I have known-somewhat intimately a good many young people who have been growing into their years of maturity within the time of the great crisis through which the world has been and is still passing. My observation of them and of their attitudes toward life has given me, I may tell you, a greater confidence in our future than seems to be reflected in the pessimistic observations of some who would have us believe that, because our young people nowadays see things differently than we older ones saw them, the youth of to-day must somehow be a bit degenerate. On the other hand, I am convinced that their early introduction to the realities of life has given to the youth of our day a truer perspective, a better appraisal of human and social values. I have faith to believe that success, in the minds of educated young people to-day, means less in terms of dollars than it did two generations, or a generation, or a decade ago, and that it means more in terms of sincere human service than it ever did before. If I am right, then surely we have accomplished much for the betterment of mankind; for it is a great thing to have implanted such a spirit, such a purpose, such a vision, in the minds and souls of those who are to direct our future. This we have done to a greater extent in our generation than ever before in a like period.

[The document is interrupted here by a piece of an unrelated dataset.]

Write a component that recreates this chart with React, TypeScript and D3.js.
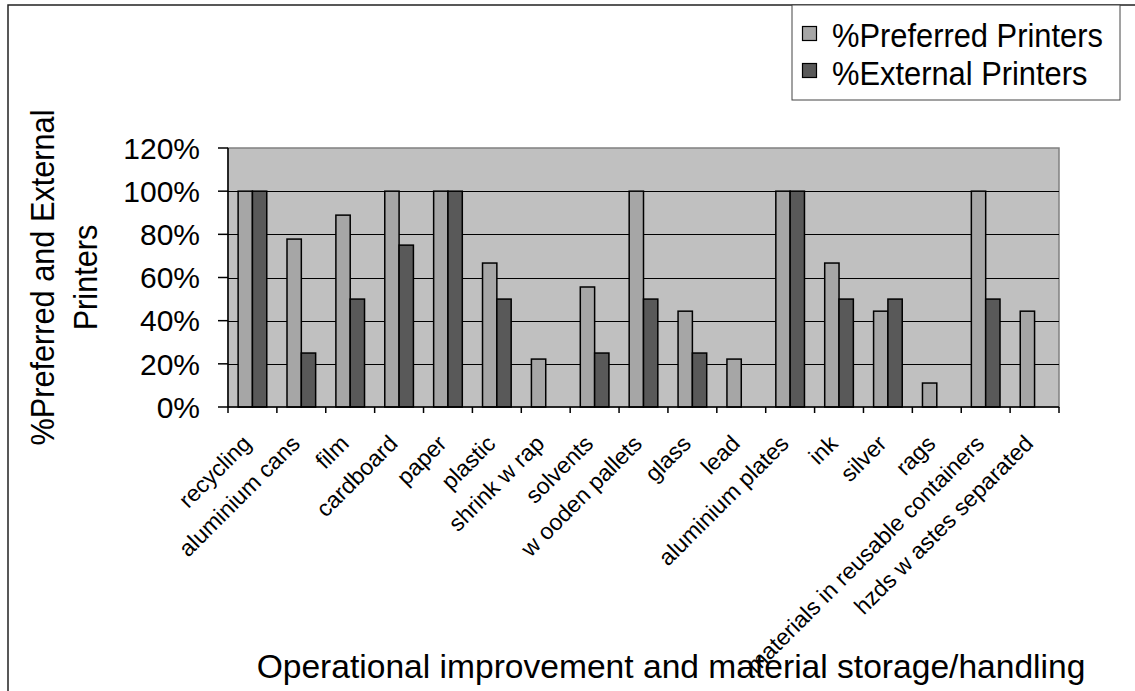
import React from "react";
import * as d3 from "d3";

// Categories along the x axis
const categories: string[] = [
  "recycling",
  "aluminium cans",
  "film",
  "cardboard",
  "paper",
  "plastic",
  "shrink w rap",
  "solvents",
  "w ooden pallets",
  "glass",
  "lead",
  "aluminium plates",
  "ink",
  "silver",
  "rags",
  "materials in reusable containers",
  "hzds w astes separated",
];

// Share of preferred printers (%)
const preferred: number[] = [
  100, 77.8, 88.9, 100, 100, 66.7, 22.2, 55.6, 100, 44.4, 22.2, 100, 66.7, 44.4, 11.1, 100, 44.4,
];

// Share of external printers (%)
const external: number[] = [
  100, 25, 50, 75, 100, 50, 0, 25, 50, 25, 0, 100, 50, 50, 0, 50, 0,
];

const seriesNames: string[] = ["%Preferred Printers", "%External Printers"];
const yTicks: number[] = [0, 20, 40, 60, 80, 100, 120];

const W = 1135;
const H = 691;
const FONT = "'Liberation Sans', Arial, Helvetica, sans-serif";

const plot = { left: 228, right: 1059, top: 148, bottom: 407 };
const colors = { preferred: "#a6a6a6", external: "#595959", plotBg: "#c0c0c0" };

export default function App() {
  const x = d3
    .scaleBand<string>()
    .domain(categories)
    .range([plot.left, plot.right])
    .paddingInner(0)
    .paddingOuter(0);
  const y = d3.scaleLinear().domain([0, 120]).range([plot.bottom, plot.top]);

  const band = x.bandwidth();
  const barW = band * 0.293;
  const yMid = (plot.top + plot.bottom) / 2;

  const series = [
    { name: seriesNames[0], values: preferred, color: colors.preferred, offset: -barW },
    { name: seriesNames[1], values: external, color: colors.external, offset: 0 },
  ];

  return (
    <svg
      width={W}
      height={H}
      style={{ position: "absolute", left: 0, top: 0, background: "#fff" }}
      fontFamily={FONT}
    >
      {/* chart frame */}
      <rect x={8} y={5} width={W + 20} height={H + 20} fill="#fff" stroke="#222" strokeWidth={1.5} />

      {/* plot area */}
      <rect
        x={plot.left}
        y={plot.top}
        width={plot.right - plot.left}
        height={plot.bottom - plot.top}
        fill={colors.plotBg}
        stroke="#808080"
        strokeWidth={1.5}
      />

      {/* gridlines */}
      {yTicks
        .filter((t) => t > 0 && t < 120)
        .map((t) => (
          <line
            key={`g${t}`}
            x1={plot.left}
            x2={plot.right}
            y1={Math.round(y(t)) + 0.5}
            y2={Math.round(y(t)) + 0.5}
            stroke="#000"
            strokeWidth={1}
          />
        ))}

      {/* bars */}
      {series.map((s) =>
        categories.map((c, i) => {
          const v = s.values[i];
          if (v <= 0) return null;
          const cx = (x(c) as number) + band / 2;
          return (
            <rect
              key={`${s.name}-${c}`}
              x={cx + s.offset}
              y={y(v)}
              width={barW}
              height={y(0) - y(v)}
              fill={s.color}
              stroke="#000"
              strokeWidth={1.5}
            />
          );
        })
      )}

      {/* y axis */}
      <line x1={plot.left} x2={plot.left} y1={plot.top} y2={plot.bottom} stroke="#000" strokeWidth={1.5} />
      {yTicks.map((t) => (
        <g key={`yt${t}`}>
          <line x1={plot.left - 10} x2={plot.left} y1={y(t)} y2={y(t)} stroke="#000" strokeWidth={1.5} />
          <text x={200} y={y(t)} dy="0.36em" textAnchor="end" fontSize={30} fill="#000">
            {`${t}%`}
          </text>
        </g>
      ))}

      {/* x axis */}
      <line x1={plot.left} x2={plot.right} y1={plot.bottom} y2={plot.bottom} stroke="#000" strokeWidth={1.5} />
      {d3.range(categories.length + 1).map((i) => {
        const tx = plot.left + i * band;
        return <line key={`xt${i}`} x1={tx} x2={tx} y1={plot.bottom} y2={plot.bottom + 6} stroke="#000" strokeWidth={1.5} />;
      })}
      {categories.map((c) => {
        const cx = (x(c) as number) + band / 2;
        const ay = 445;
        return (
          <text
            key={`xl${c}`}
            x={cx}
            y={ay}
            textAnchor="end"
            fontSize={23}
            fill="#000"
            transform={`rotate(-45, ${cx}, ${ay})`}
          >
            {c}
          </text>
        );
      })}

      {/* axis titles */}
      <text x={671} y={678} textAnchor="middle" fontSize={33.6} fill="#000">
        Operational improvement and material storage/handling
      </text>
      <text transform={`translate(54, ${yMid}) rotate(-90) scale(0.93, 1)`} textAnchor="middle" fontSize={33} fill="#000">
        %Preferred and External
      </text>
      <text transform={`translate(97, ${yMid}) rotate(-90) scale(0.93, 1)`} textAnchor="middle" fontSize={33} fill="#000">
        Printers
      </text>

      {/* legend */}
      <rect x={792} y={5} width={328} height={95} fill="#fff" stroke="#444" strokeWidth={1} />
      {series.map((s, i) => (
        <g key={`lg${i}`}>
          <rect x={802.5} y={26.5 + i * 37} width={14} height={14} fill={s.color} stroke="#000" strokeWidth={1.2} />
          <text transform={`translate(832, ${47 + i * 38}) scale(0.935, 1)`} fontSize={33} fill="#000">
            {s.name}
          </text>
        </g>
      ))}
    </svg>
  );
}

The world and its experience constitute the greater university in which all of you have yet to complete, so far as it is humanly possible, your education. I pray you to go out to it without too much thought of personal rewards, of individual gains; and yet, not to thrust these considerations entirely aside. Be generous, but do not dissipate your capital of knowledge and ability in aimless, useless generosities. Hold true to those ideals which your own country and its institutions represent, because I think one fails as an American if he does not believe that they are the best in the world.

We Americans will be helping mankind at large if we most earnestly sustain men immediately about us. Let us make our America the best place on earth in which men and women may dwell. Let us make it an example to all others, an inspiration and a model. It has been our privilege to see this country which we love called upon to redress the wrongs of a world, to restore the balance of civilization. We could not have played that part had we not first been true to ourselves, confident of our destiny, assured of our righteousness and of the power inherent in our concept of righteousness. Let us go on, holding fast to what, in the great trial, has been proven good, seeking to make it better, stronger, and more unselfish. Let us place a firm reliance in our destiny and let us seek to realize that destiny through unceasing effort and unfaltering devotion.

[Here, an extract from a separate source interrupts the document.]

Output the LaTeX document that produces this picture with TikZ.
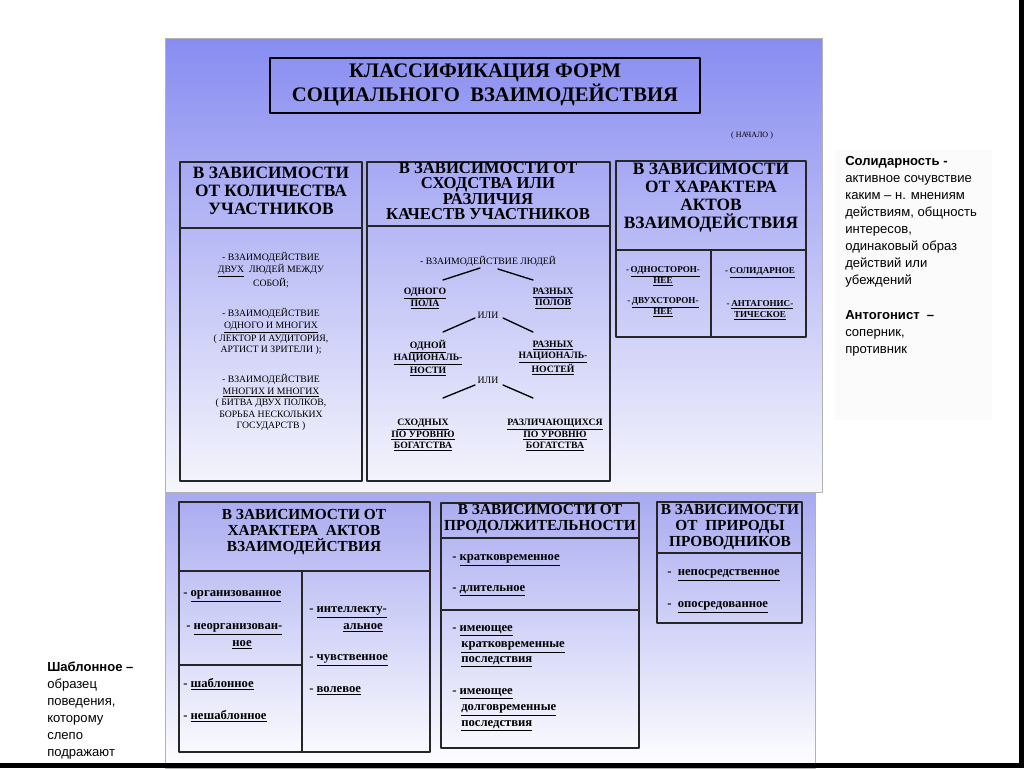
\documentclass[tikz,border=0pt]{standalone}
\usepackage{fontspec}
\setmainfont{Liberation Serif}
\newfontfamily\notefont{Liberation Sans}
\usetikzlibrary{positioning}
\definecolor{panelTop}{RGB}{136,140,240}
\definecolor{panelBot}{RGB}{246,246,252}
\definecolor{lowTop}{RGB}{168,170,240}
\tikzset{
  panel/.style={draw=black!30,line width=.4pt},
  frame/.style={draw=black!85,line width=1.1pt},
  title frame/.style={draw=black,line width=2.2pt},
  head/.style={font=\fontsize{13}{13.5}\selectfont\bfseries,align=center,inner sep=0pt},
  low head/.style={font=\fontsize{11.5}{12}\selectfont\bfseries,align=center,inner sep=0pt},
  plain item/.style={font=\fontsize{7.3}{8.6}\selectfont,align=center,inner sep=0pt},
  bold item/.style={font=\fontsize{7.3}{8.3}\selectfont\bfseries,align=center,inner sep=0pt},
  low item/.style={font=\fontsize{9.5}{11}\selectfont\bfseries,anchor=west,inner sep=0pt},
  note/.style={font=\notefont\fontsize{9.8}{12.75}\selectfont,align=left,anchor=north west,inner sep=0pt},
  tree line/.style={line width=1pt}
}
\newcommand{\Ul}[1]{\underline{#1}}

\begin{document}
\begin{tikzpicture}[x=0.75pt,y=-0.75pt,line cap=round,line join=round]
  \useasboundingbox (0,0) rectangle (1024,768);
  \fill[white] (0,0) rectangle (1024,768);

  % panels
  \shade[top color=panelTop,bottom color=panelBot] (165,38) rectangle (822,492);
  \draw[panel] (165,38) rectangle (822,492);
  \shade[top color=lowTop,bottom color=white] (165,493) rectangle (815,768);
  \draw[panel] (165,493) rectangle (815,768);
  \fill[black!1.5] (835,150) rectangle (992,420);

  % title
  \draw[title frame] (270,58) rectangle (700,113);
  \node[font=\fontsize{15.5}{16.5}\selectfont\bfseries,align=center,inner sep=0pt] (title) at (485,85)
    {КЛАССИФИКАЦИЯ ФОРМ\\СОЦИАЛЬНОГО~~ВЗАИМОДЕЙСТВИЯ};
  \node[font=\fontsize{6}{6}\selectfont,inner sep=0pt] (start) at (752,136) {( НАЧАЛО )};

  % box 1
  \draw[frame] (180,162) rectangle (362,481);
  \draw[frame] (180,228) -- (362,228);
  \node[head] (h1) at (271,191) {В ЗАВИСИМОСТИ\\ОТ КОЛИЧЕСТВА\\УЧАСТНИКОВ};
  \node[plain item] (q1) at (271,270.5) {- ВЗАИМОДЕЙСТВИЕ\\\Ul{ДВУХ}~~ЛЮДЕЙ МЕЖДУ\\СОБОЙ;};
  \node[plain item] (q2) at (271,331.5) {- ВЗАИМОДЕЙСТВИЕ\\\Ul{ОДНОГО И МНОГИХ}\\( ЛЕКТОР И АУДИТОРИЯ,\\АРТИСТ И ЗРИТЕЛИ );};
  \node[plain item] (q3) at (271,402.5) {- ВЗАИМОДЕЙСТВИЕ\\\Ul{МНОГИХ И МНОГИХ}\\( БИТВА ДВУХ ПОЛКОВ,\\БОРЬБА НЕСКОЛЬКИХ\\ГОСУДАРСТВ )};

  % box 2
  \draw[frame] (367,162) rectangle (610,481);
  \draw[frame] (367,226) -- (610,226);
  \node[head,font=\fontsize{12.5}{11.4}\selectfont\bfseries] (h2) at (488,191)
    {В ЗАВИСИМОСТИ ОТ\\СХОДСТВА ИЛИ\\РАЗЛИЧИЯ\\КАЧЕСТВ УЧАСТНИКОВ};
  \node[plain item] (people) at (488,261) {- ВЗАИМОДЕЙСТВИЕ ЛЮДЕЙ};
  \node[bold item] (sex1) at (425,298.5) {\Ul{ОДНОГО}\\\Ul{ПОЛА}};
  \node[bold item] (sex2) at (553,298.5) {\Ul{РАЗНЫХ}\\\Ul{ПОЛОВ}};
  \node[plain item] (or1) at (488,315) {ИЛИ};
  \node[bold item] (nat1) at (428,358) {\Ul{ОДНОЙ}\\\Ul{НАЦИОНАЛЬ-}\\\Ul{НОСТИ}};
  \node[bold item] (nat2) at (553,358) {\Ul{РАЗНЫХ}\\\Ul{НАЦИОНАЛЬ-}\\\Ul{НОСТЕЙ}};
  \node[plain item] (or2) at (488,380) {ИЛИ};
  \node[bold item] (rich1) at (423,435) {\Ul{СХОДНЫХ}\\\Ul{ПО УРОВНЮ}\\\Ul{БОГАТСТВА}};
  \node[bold item] (rich2) at (555,435) {\Ul{РАЗЛИЧАЮЩИХСЯ}\\\Ul{ПО УРОВНЮ}\\\Ul{БОГАТСТВА}};

  \coordinate (a1) at (480,268); \coordinate (a2) at (443,280);
  \coordinate (a3) at (498,269); \coordinate (a4) at (533,280);
  \coordinate (b1) at (475,318); \coordinate (b2) at (443,332);
  \coordinate (b3) at (503,318); \coordinate (b4) at (533,332);
  \coordinate (c1) at (475,385); \coordinate (c2) at (443,398);
  \coordinate (c3) at (503,385); \coordinate (c4) at (533,398);
  \draw[tree line] (a1)--(a2) (a3)--(a4) (b1)--(b2) (b3)--(b4) (c1)--(c2) (c3)--(c4);

  % box 3
  \draw[frame] (616,161) rectangle (806,337);
  \draw[frame] (616,250) -- (806,250) (711,250) -- (711,337);
  \node[head] (h3) at (711,198) {В ЗАВИСИМОСТИ\\ОТ ХАРАКТЕРА\\АКТОВ\\ВЗАИМОДЕЙСТВИЯ};
  \node[bold item,font=\fontsize{6.8}{8.3}\selectfont\bfseries] (one) at (663,276) {-\,\Ul{ОДНОСТОРОН-}\\\Ul{НЕЕ}};
  \node[bold item,font=\fontsize{6.8}{8.3}\selectfont\bfseries] (two) at (663,307.5) {-\,\Ul{ДВУХСТОРОН-}\\\Ul{НЕЕ}};
  \node[bold item,font=\fontsize{6.8}{8.3}\selectfont\bfseries] (sol) at (760,273) {-\,\Ul{СОЛИДАРНОЕ}};
  \node[bold item,font=\fontsize{6.8}{8.3}\selectfont\bfseries] (ant) at (760,310) {-\,\Ul{АНТАГОНИС-}\\\Ul{ТИЧЕСКОЕ}};

  % box 4
  \draw[frame] (179,502) rectangle (430,752);
  \draw[frame] (179,571) -- (430,571) (302,571) -- (302,752) (179,665) -- (302,665);
  \node[low head] (h4) at (304,532) {В ЗАВИСИМОСТИ ОТ\\ХАРАКТЕРА~~АКТОВ\\ВЗАИМОДЕЙСТВИЯ};
  \node[low item] (org) at (183,596) {- \Ul{организованное}};
  \node[low item] (norg) at (186,629) {- \Ul{неорганизован-}};
  \node[low item,anchor=center] (norg2) at (242,645) {\Ul{ное}};
  \node[low item] (tmpl) at (183,684) {- \Ul{шаблонное}};
  \node[low item] (ntmpl) at (183,716) {- \Ul{нешаблонное}};
  \node[low item] (intl) at (309,612) {- \Ul{интеллекту-}};
  \node[low item,anchor=center] (intl2) at (363,628) {\Ul{альное}};
  \node[low item] (feel) at (309,660) {- \Ul{чувственное}};
  \node[low item] (will) at (309,691) {- \Ul{волевое}};

  % box 5
  \draw[frame] (441,503) rectangle (639,748);
  \draw[frame] (441,538) -- (639,538) (441,610) -- (639,610);
  \node[low head] (h5) at (540,519) {В ЗАВИСИМОСТИ ОТ\\ПРОДОЛЖИТЕЛЬНОСТИ};
  \node[low item] (short) at (452,560) {- \Ul{кратковременное}};
  \node[low item] (long) at (452,591) {- \Ul{длительное}};
  \node[low item] (eff1) at (452,631) {- \Ul{имеющее}};
  \node[low item] (eff1b) at (461,647) {\Ul{кратковременные}};
  \node[low item] (eff1c) at (461,662) {\Ul{последствия}};
  \node[low item] (eff2) at (452,694) {- \Ul{имеющее}};
  \node[low item] (eff2b) at (461,710) {\Ul{долговременные}};
  \node[low item] (eff2c) at (461,726) {\Ul{последствия}};

  % box 6
  \draw[frame] (657,502) rectangle (802,623);
  \draw[frame] (657,553) -- (802,553);
  \node[low head] (h6) at (730,527) {В ЗАВИСИМОСТИ\\ОТ~~ПРИРОДЫ\\ПРОВОДНИКОВ};
  \node[low item] (direct) at (667,575) {-~~\Ul{непосредственное}};
  \node[low item] (indirect) at (667,607) {-~~\Ul{опосредованное}};

  % notes
  \node[note] (solid) at (845,156) {\textbf{Солидарность -}\\активное сочувствие\\каким – н. мнениям\\действиям, общность\\интересов,\\одинаковый образ\\действий или\\убеждений};
  \node[note] (antag) at (845,310) {\textbf{Антогонист~~–}\\соперник,\\противник};
  \node[note] (tmplnote) at (47,662) {\textbf{Шаблонное –}\\образец\\поведения,\\которому\\слепо\\подражают};

  % dark edges
  \fill[black] (1019,0) rectangle (1024,768);
  \fill[black] (0,763) rectangle (1024,768);
\end{tikzpicture}
\end{document}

Humanity never needed broad, illuminated understanding more than it does now. It must needs lean heavily upon those to whom it has given its best of opportunity for preparation. Those who to-day hold aloft as best they can the standard of civilization and progress must presently pass it on to you who are just entering upon your responsibilities. I can think of no greater service I could render than to impress upon every graduate of this June the part that awaits him in humanity's affairs, if he will but realize it. Therefore, I implore a dedication to common service, to human betterment, to civilization's advancement, on the part of these young people who at last must so largely direct the affairs of country and of society in the hard but very hopeful times which lie ahead.

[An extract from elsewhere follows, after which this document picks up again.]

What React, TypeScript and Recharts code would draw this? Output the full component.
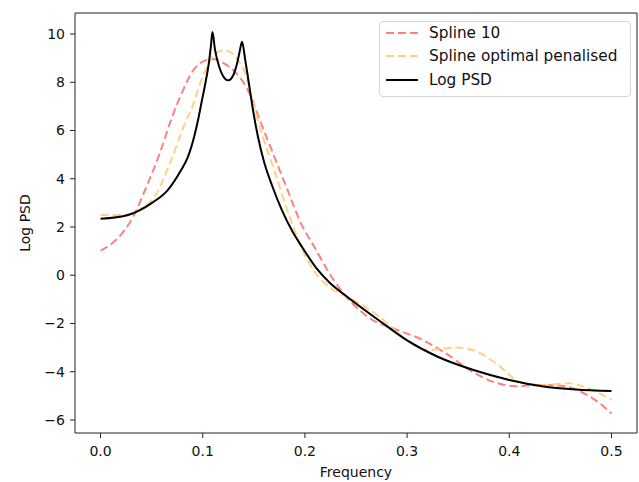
import { LineChart, Line, XAxis, YAxis, ReferenceLine, Legend, Label } from "recharts";

// frequencies / values
const psdFreq = [0, 0.027, 0.05, 0.066, 0.079, 0.085, 0.089, 0.095, 0.099, 0.103, 0.106, 0.108, 0.1095, 0.112, 0.116, 0.12, 0.125, 0.13, 0.134, 0.1365, 0.1385, 0.1415, 0.145, 0.149, 0.154, 0.16, 0.168, 0.178, 0.188, 0.198, 0.212, 0.224, 0.24, 0.275, 0.3, 0.33, 0.365, 0.4, 0.432, 0.465, 0.5];
const psdValues = [2.34, 2.5, 2.99, 3.54, 4.37, 4.85, 5.34, 6.35, 7.2, 8.05, 8.8, 9.5, 10.08, 9.35, 8.65, 8.25, 8.08, 8.3, 8.85, 9.35, 9.68, 8.95, 8.0, 6.9, 5.75, 4.7, 3.7, 2.65, 1.8, 1.12, 0.25, -0.3, -0.85, -1.95, -2.7, -3.38, -3.93, -4.34, -4.6, -4.74, -4.8];

const spline10Freq = [0, 0.015, 0.032, 0.045, 0.058, 0.069, 0.08, 0.09, 0.1, 0.11, 0.12, 0.131, 0.144, 0.157, 0.17, 0.183, 0.196, 0.209, 0.222, 0.235, 0.245, 0.266, 0.286, 0.315, 0.338, 0.364, 0.387, 0.406, 0.432, 0.455, 0.471, 0.485, 0.5];
const spline10Values = [1.02, 1.46, 2.43, 3.68, 5.06, 6.44, 7.6, 8.45, 8.85, 8.96, 8.8, 8.45, 7.69, 6.31, 4.92, 3.54, 2.16, 1.19, 0.22, -0.61, -1.1, -1.85, -2.2, -2.68, -3.24, -4.0, -4.46, -4.6, -4.55, -4.6, -4.85, -5.2, -5.73];

const penalisedFreq = [0, 0.022, 0.038, 0.054, 0.068, 0.084, 0.09, 0.1, 0.113, 0.121, 0.133, 0.143, 0.15, 0.158, 0.17, 0.184, 0.197, 0.212, 0.226, 0.247, 0.273, 0.299, 0.322, 0.348, 0.364, 0.387, 0.41, 0.432, 0.458, 0.481, 0.5];
const penalisedValues = [2.5, 2.5, 2.71, 3.33, 4.65, 6.44, 7.0, 8.24, 9.21, 9.33, 9.0, 8.2, 7.0, 5.85, 4.35, 2.55, 1.1, 0.0, -0.55, -1.02, -1.72, -2.68, -3.1, -3.0, -3.1, -3.65, -4.41, -4.55, -4.48, -4.76, -5.17];

const xTicks = [0, 0.1, 0.2, 0.3, 0.4, 0.5];
const yTicks = [-6, -4, -2, 0, 2, 4, 6, 8, 10];

const X_DOMAIN: [number, number] = [-0.025, 0.525];
const Y_DOMAIN: [number, number] = [-6.54, 10.87];

const zip = (fs: number[], vs: number[]) => fs.map((f, i) => ({ f, v: vs[i] }));

const psdData = zip(psdFreq, psdValues);
const spline10Data = zip(spline10Freq, spline10Values);
const penalisedData = zip(penalisedFreq, penalisedValues);

const RED = "#ff8080";
const ORANGE = "#ffd280";
const INK = "#111";
const FONT = "'DejaVu Sans', sans-serif";

const fmtY = (v: number) => (v < 0 ? "\u2212" + Math.abs(v) : String(v));

const legendItems = [
    { name: "Spline 10", color: RED, dash: "8 4" },
    { name: "Spline optimal penalised", color: ORANGE, dash: "8 4" },
    { name: "Log PSD", color: "#000", dash: undefined },
];

function PlotLegend() {
    return (
        <div
            style={{
                border: "1px solid #d5d5d5",
                borderRadius: 4,
                background: "rgba(255,255,255,0.8)",
                width: 252,
                height: 76,
                boxSizing: "border-box",
                padding: "0 0 0 5px",
                fontFamily: FONT,
                fontSize: 15.3,
                color: INK,
            }}
        >
            {legendItems.map((it, i) => (
                <div key={it.name} style={{ display: "flex", alignItems: "center", height: i === 0 ? 22 : 24 }}>
                    <svg width={34} height={10} style={{ marginRight: 10, flexShrink: 0 }}>
                        <line x1={1} y1={5} x2={33} y2={5} stroke={it.color} strokeWidth={2} strokeDasharray={it.dash} />
                    </svg>
                    <span style={{ whiteSpace: "nowrap" }}>{it.name}</span>
                </div>
            ))}
        </div>
    );
}

export default function App() {
    return (
        <div style={{ position: "absolute", left: 0, top: 0, width: 639, height: 482, background: "#fff", fontFamily: FONT }}>
            <LineChart width={639} height={482} margin={{ top: 13, right: 2, bottom: 0, left: 0 }}>
                <XAxis
                    type="number"
                    dataKey="f"
                    domain={X_DOMAIN}
                    ticks={xTicks}
                    allowDataOverflow
                    height={49}
                    tickSize={5}
                    tickMargin={8}
                    tickFormatter={(v: number) => v.toFixed(1)}
                    stroke="#222"
                    tick={{ fill: INK, fontSize: 14, fontFamily: FONT }}
                >
                    <Label value="Frequency" position="insideBottom" offset={5} fill={INK} fontSize={14} fontFamily={FONT} />
                </XAxis>
                <YAxis
                    type="number"
                    domain={Y_DOMAIN}
                    ticks={yTicks}
                    allowDataOverflow
                    width={75}
                    tickSize={5}
                    tickMargin={5}
                    tickFormatter={fmtY}
                    stroke="#222"
                    tick={{ fill: INK, fontSize: 14, fontFamily: FONT }}
                >
                    <Label
                        content={({ viewBox }: any) => {
                            const cy = viewBox.y + viewBox.height / 2;
                            return (
                                <text x={30} y={cy} transform={`rotate(-90, 30, ${cy})`} textAnchor="middle" fill={INK} fontSize={14} fontFamily={FONT}>
                                    Log PSD
                                </text>
                            );
                        }}
                    />
                </YAxis>
                <ReferenceLine y={Y_DOMAIN[1]} stroke="#222" />
                <ReferenceLine x={X_DOMAIN[1]} stroke="#222" />
                <Line data={spline10Data} dataKey="v" name="Spline 10" type="monotone" stroke={RED} strokeWidth={2} strokeDasharray="8 4" dot={false} isAnimationActive={false} />
                <Line data={penalisedData} dataKey="v" name="Spline optimal penalised" type="monotone" stroke={ORANGE} strokeWidth={2} strokeDasharray="8 4" dot={false} isAnimationActive={false} />
                <Line data={psdData} dataKey="v" name="Log PSD" type="monotone" stroke="#000" strokeWidth={2} dot={false} isAnimationActive={false} />
                <Legend
                    layout="horizontal"
                    align="center"
                    verticalAlign="middle"
                    wrapperStyle={{ left: 379, top: 21, width: 252 }}
                    content={() => <PlotLegend />}
                />
            </LineChart>
        </div>
    );
}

APP Note: At the outset of his remarks, The President referred to Newton W. Rowell, the Canadian representative to the Washington Peace Conference. This version of The President's remarks relies in part on the reporting of the New York Times and the Baltimore Sun. The New York Times suggests that Harding was caught by surprise at the fact that there were other speakers on the program—the French Ambassador, Jules Jusserand, and the Canadian representative at the Peace Conference, Newton W. Rowell. The flags of France and England were displayed. However, the Washington Post had previously published the roster of speakers and the expected activities of the day, suggesting that Presidential surprise was not likely.